Yes, you press and hold the icon in the lower right hand corner that you would normally press to minimize the open tab and access your other tabs and you have several options:

"Close All xxx tabs"
"Close This Tab"
"New Private Tab"
"New Tab"
 
It’s beta. There are rampant threads running. Also corrupt files? Perhaps cache? If it will clear up an issue that otherwise requires shutting down, wait, restart?

4GB in 2020 is insufficient. Yes I can code in assembly and machine code but are all apps doing so and doing a good job? No. Definitely not.

id like to see a Developer Mode with added ability. Do we take it in faith or with proof what Xcode and memory management is up to?

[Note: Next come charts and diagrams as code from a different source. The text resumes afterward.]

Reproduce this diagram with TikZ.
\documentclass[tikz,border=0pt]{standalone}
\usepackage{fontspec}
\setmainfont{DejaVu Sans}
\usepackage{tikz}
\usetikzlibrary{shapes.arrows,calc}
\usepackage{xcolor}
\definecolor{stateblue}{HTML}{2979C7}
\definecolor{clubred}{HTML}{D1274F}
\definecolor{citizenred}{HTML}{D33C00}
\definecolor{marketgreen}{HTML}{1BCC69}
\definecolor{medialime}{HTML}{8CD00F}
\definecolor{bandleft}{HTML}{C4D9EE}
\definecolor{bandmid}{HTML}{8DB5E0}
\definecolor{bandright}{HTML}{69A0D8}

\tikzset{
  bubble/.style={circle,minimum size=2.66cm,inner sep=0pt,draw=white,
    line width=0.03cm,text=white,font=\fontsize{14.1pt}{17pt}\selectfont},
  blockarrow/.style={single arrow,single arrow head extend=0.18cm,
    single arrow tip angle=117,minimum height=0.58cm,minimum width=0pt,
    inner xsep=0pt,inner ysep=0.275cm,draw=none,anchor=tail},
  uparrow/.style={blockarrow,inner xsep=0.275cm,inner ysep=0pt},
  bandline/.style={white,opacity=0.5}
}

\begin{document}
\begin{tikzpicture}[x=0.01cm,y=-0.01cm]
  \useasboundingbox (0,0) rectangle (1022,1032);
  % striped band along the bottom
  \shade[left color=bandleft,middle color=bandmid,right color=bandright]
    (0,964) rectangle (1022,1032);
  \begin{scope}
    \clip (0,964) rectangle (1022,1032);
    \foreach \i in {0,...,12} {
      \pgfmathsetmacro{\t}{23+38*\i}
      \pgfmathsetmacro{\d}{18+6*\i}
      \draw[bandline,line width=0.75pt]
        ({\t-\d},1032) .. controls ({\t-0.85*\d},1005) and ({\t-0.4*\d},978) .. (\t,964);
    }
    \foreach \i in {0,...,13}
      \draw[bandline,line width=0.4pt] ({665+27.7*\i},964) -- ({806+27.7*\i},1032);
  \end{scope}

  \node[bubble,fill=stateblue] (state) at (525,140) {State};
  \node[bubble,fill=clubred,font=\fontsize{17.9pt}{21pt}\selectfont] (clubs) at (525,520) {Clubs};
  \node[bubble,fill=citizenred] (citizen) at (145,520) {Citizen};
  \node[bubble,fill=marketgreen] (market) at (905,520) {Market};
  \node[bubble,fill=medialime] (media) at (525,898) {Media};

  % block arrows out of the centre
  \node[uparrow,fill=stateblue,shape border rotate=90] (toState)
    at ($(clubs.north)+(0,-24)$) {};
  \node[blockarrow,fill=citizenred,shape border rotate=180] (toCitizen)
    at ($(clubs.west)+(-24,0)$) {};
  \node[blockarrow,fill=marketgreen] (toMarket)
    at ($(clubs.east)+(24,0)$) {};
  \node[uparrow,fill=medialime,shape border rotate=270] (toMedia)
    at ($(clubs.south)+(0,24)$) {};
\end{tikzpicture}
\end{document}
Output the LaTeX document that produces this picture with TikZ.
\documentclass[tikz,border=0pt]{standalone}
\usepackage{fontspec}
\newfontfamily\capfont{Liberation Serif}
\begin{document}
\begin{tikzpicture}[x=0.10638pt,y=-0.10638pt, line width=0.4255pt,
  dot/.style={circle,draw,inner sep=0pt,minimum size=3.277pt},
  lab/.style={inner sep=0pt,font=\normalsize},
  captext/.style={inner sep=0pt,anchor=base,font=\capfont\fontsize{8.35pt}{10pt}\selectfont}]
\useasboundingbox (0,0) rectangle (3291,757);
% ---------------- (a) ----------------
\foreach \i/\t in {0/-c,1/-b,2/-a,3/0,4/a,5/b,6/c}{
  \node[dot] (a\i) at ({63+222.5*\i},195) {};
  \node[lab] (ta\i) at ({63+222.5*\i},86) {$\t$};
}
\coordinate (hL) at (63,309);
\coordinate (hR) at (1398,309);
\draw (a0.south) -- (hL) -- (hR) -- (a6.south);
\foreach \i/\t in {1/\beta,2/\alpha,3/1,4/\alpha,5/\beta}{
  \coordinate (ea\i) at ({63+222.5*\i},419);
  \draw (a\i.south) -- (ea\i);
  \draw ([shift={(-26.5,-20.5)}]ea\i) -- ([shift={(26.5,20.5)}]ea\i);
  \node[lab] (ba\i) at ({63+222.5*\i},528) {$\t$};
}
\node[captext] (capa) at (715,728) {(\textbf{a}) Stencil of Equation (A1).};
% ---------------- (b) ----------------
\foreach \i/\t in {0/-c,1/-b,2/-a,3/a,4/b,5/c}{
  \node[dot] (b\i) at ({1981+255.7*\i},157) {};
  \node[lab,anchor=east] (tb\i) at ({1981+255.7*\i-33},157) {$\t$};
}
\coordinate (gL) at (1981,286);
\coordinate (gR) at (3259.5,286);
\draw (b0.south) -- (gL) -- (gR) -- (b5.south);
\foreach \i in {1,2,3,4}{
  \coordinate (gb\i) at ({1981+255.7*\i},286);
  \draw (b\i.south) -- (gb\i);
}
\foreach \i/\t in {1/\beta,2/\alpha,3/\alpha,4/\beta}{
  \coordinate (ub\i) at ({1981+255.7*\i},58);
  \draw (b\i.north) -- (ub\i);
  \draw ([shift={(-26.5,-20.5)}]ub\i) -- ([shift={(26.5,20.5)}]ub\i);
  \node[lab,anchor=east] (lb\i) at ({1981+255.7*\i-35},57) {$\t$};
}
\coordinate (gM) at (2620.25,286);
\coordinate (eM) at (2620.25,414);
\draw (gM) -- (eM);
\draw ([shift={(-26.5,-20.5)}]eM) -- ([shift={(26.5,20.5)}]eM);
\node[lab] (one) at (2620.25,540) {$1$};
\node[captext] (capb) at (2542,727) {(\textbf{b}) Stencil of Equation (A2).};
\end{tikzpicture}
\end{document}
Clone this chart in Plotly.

I can compare how my iPhone X and 11 operate and compare that to Galaxy 10+ and Note doing same and all 4 are running latest OS and similar setup.
 
I’d say giving Apple way too much credit believing they will always do the right thing for customer is just purely...not right for the very least. iOS has gone so many years of development and it is very complex. Gone the old days of single app mode. Switching out means that app is killed.

However, I don’t feel swiping away an application Actually turns it off, except maybe for games or certain apps. On Windows, killing the process will prevent that process from utilising anymore resources. But we have child process and such. What if the “app” we swipe away is only the Child process of another main one, and that main one still handles some functions? Granted, I’m not a developer and does not use resource monitor on Xcode to monitor iOS processes, so feel free to ignore my speculations. My main point is while completely leaving iOS to do management itself seems “too good to be true”, allowing Users to swipe away all apps in app switcher by tapping one button isn’t going to solve the resource Management problem either.